▶

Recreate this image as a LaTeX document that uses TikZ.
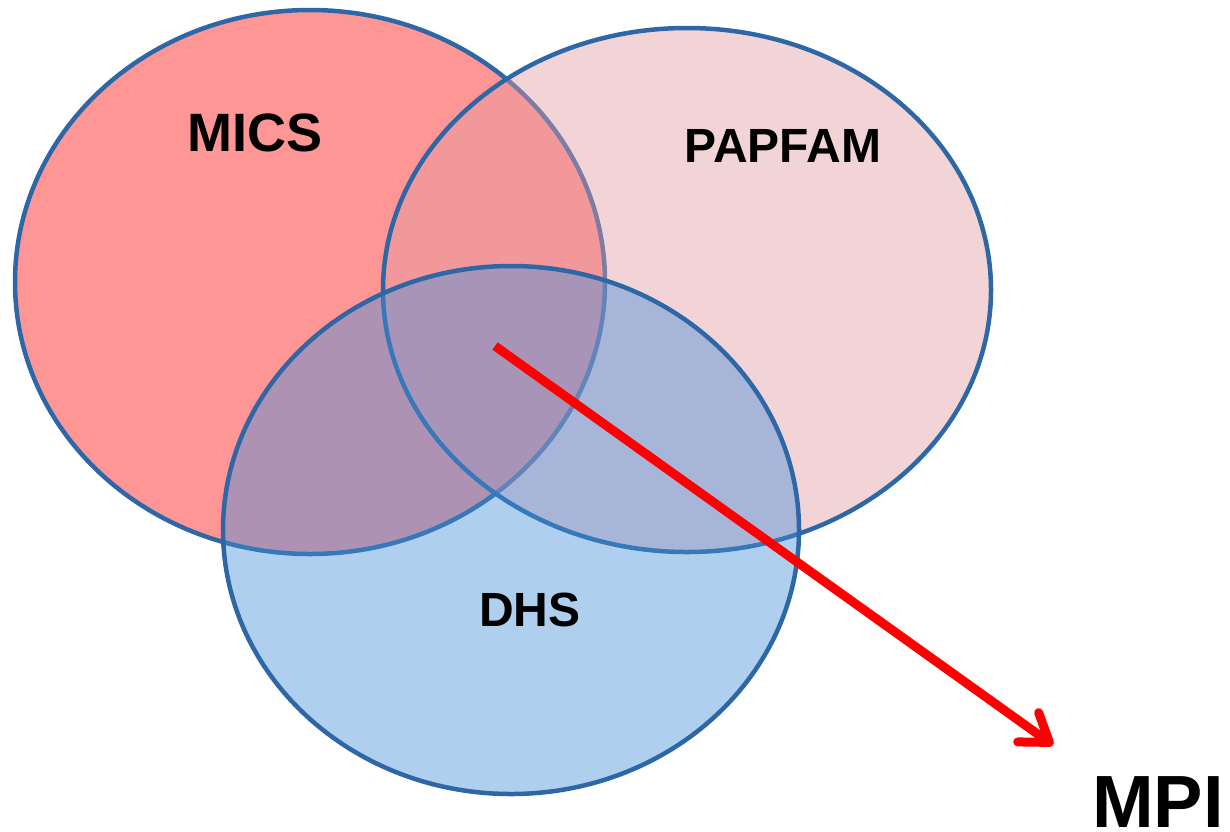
\documentclass[tikz,border=0pt]{standalone}
\usepackage{fontspec}
\setmainfont{Liberation Sans}
\usetikzlibrary{positioning,arrows.meta}
\definecolor{rimblue}{RGB}{46,103,165}
\definecolor{micsred}{RGB}{255,150,150}
\definecolor{papfampink}{RGB}{225,155,162}
\definecolor{dhsblue}{RGB}{69,143,218}
\definecolor{arrowred}{RGB}{255,0,0}
\tikzset{
	setrim/.style={line width=4.5pt,color=rimblue},
	setlabel/.style={font=\bfseries\fontsize{48}{54}\selectfont,inner sep=0pt}
}

\begin{document}
\begin{tikzpicture}[x=1pt,y=-1pt]
					\useasboundingbox (0,0) rectangle (1230,831);
					%Nodes
				\coordinate      (mics) 	at 	(310,282);
				\coordinate      (papfam) 	at 	(687,290);
				\coordinate      (dhs) 	at 	(511,530);
				\coordinate      (start) 	at 	(495,346);
				\coordinate      (tip) 	at 	(1053,745);

				%Sets
				\draw[setrim,fill=micsred] (mics) ellipse [x radius=295pt, y radius=272pt];
				\draw[setrim,fill=papfampink,fill opacity=0.43] (papfam) ellipse [x radius=304pt, y radius=262pt];
				\draw[setrim,fill=dhsblue,fill opacity=0.43] (dhs) ellipse [x radius=288pt, y radius=264pt];

				\node[setlabel,font=\bfseries\fontsize{54}{60}\selectfont] (micslabel) at (255,133) {MICS};
				\node[setlabel] (papfamlabel) at (783,146) {PAPFAM};
				\node[setlabel] (dhslabel) at (530,610) {DHS};
				\node[setlabel,font=\bfseries\fontsize{74}{80}\selectfont,anchor=base west] (mpilabel) at (1092,827) {MPI};

				%Lines
				\draw[line width=9pt,color=arrowred,-{Straight Barb[length=26pt,width=36pt,round]}] (start) -- (tip);

				\end{tikzpicture}
\end{document}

◀

DIRECTIVE. Write out the listing word for word, omitting the pictures it holds.

RESPONSE TO THE TASK.
Recreate this image as a LaTeX document that uses TikZ.
\documentclass[tikz,border=0pt]{standalone}
\usepackage{fontspec}
\setmainfont{Liberation Sans}
\usetikzlibrary{positioning,arrows.meta}
\definecolor{rimblue}{RGB}{46,103,165}
\definecolor{micsred}{RGB}{255,150,150}
\definecolor{papfampink}{RGB}{225,155,162}
\definecolor{dhsblue}{RGB}{69,143,218}
\definecolor{arrowred}{RGB}{255,0,0}
\tikzset{
	setrim/.style={line width=4.5pt,color=rimblue},
	setlabel/.style={font=\bfseries\fontsize{48}{54}\selectfont,inner sep=0pt}
}

\begin{document}
\begin{tikzpicture}[x=1pt,y=-1pt]
					\useasboundingbox (0,0) rectangle (1230,831);
					%Nodes
				\coordinate      (mics) 	at 	(310,282);
				\coordinate      (papfam) 	at 	(687,290);
				\coordinate      (dhs) 	at 	(511,530);
				\coordinate      (start) 	at 	(495,346);
				\coordinate      (tip) 	at 	(1053,745);

				%Sets
				\draw[setrim,fill=micsred] (mics) ellipse [x radius=295pt, y radius=272pt];
				\draw[setrim,fill=papfampink,fill opacity=0.43] (papfam) ellipse [x radius=304pt, y radius=262pt];
				\draw[setrim,fill=dhsblue,fill opacity=0.43] (dhs) ellipse [x radius=288pt, y radius=264pt];

				\node[setlabel,font=\bfseries\fontsize{54}{60}\selectfont] (micslabel) at (255,133) {MICS};
				\node[setlabel] (papfamlabel) at (783,146) {PAPFAM};
				\node[setlabel] (dhslabel) at (530,610) {DHS};
				\node[setlabel,font=\bfseries\fontsize{74}{80}\selectfont,anchor=base west] (mpilabel) at (1092,827) {MPI};

				%Lines
				\draw[line width=9pt,color=arrowred,-{Straight Barb[length=26pt,width=36pt,round]}] (start) -- (tip);

				\end{tikzpicture}
\end{document}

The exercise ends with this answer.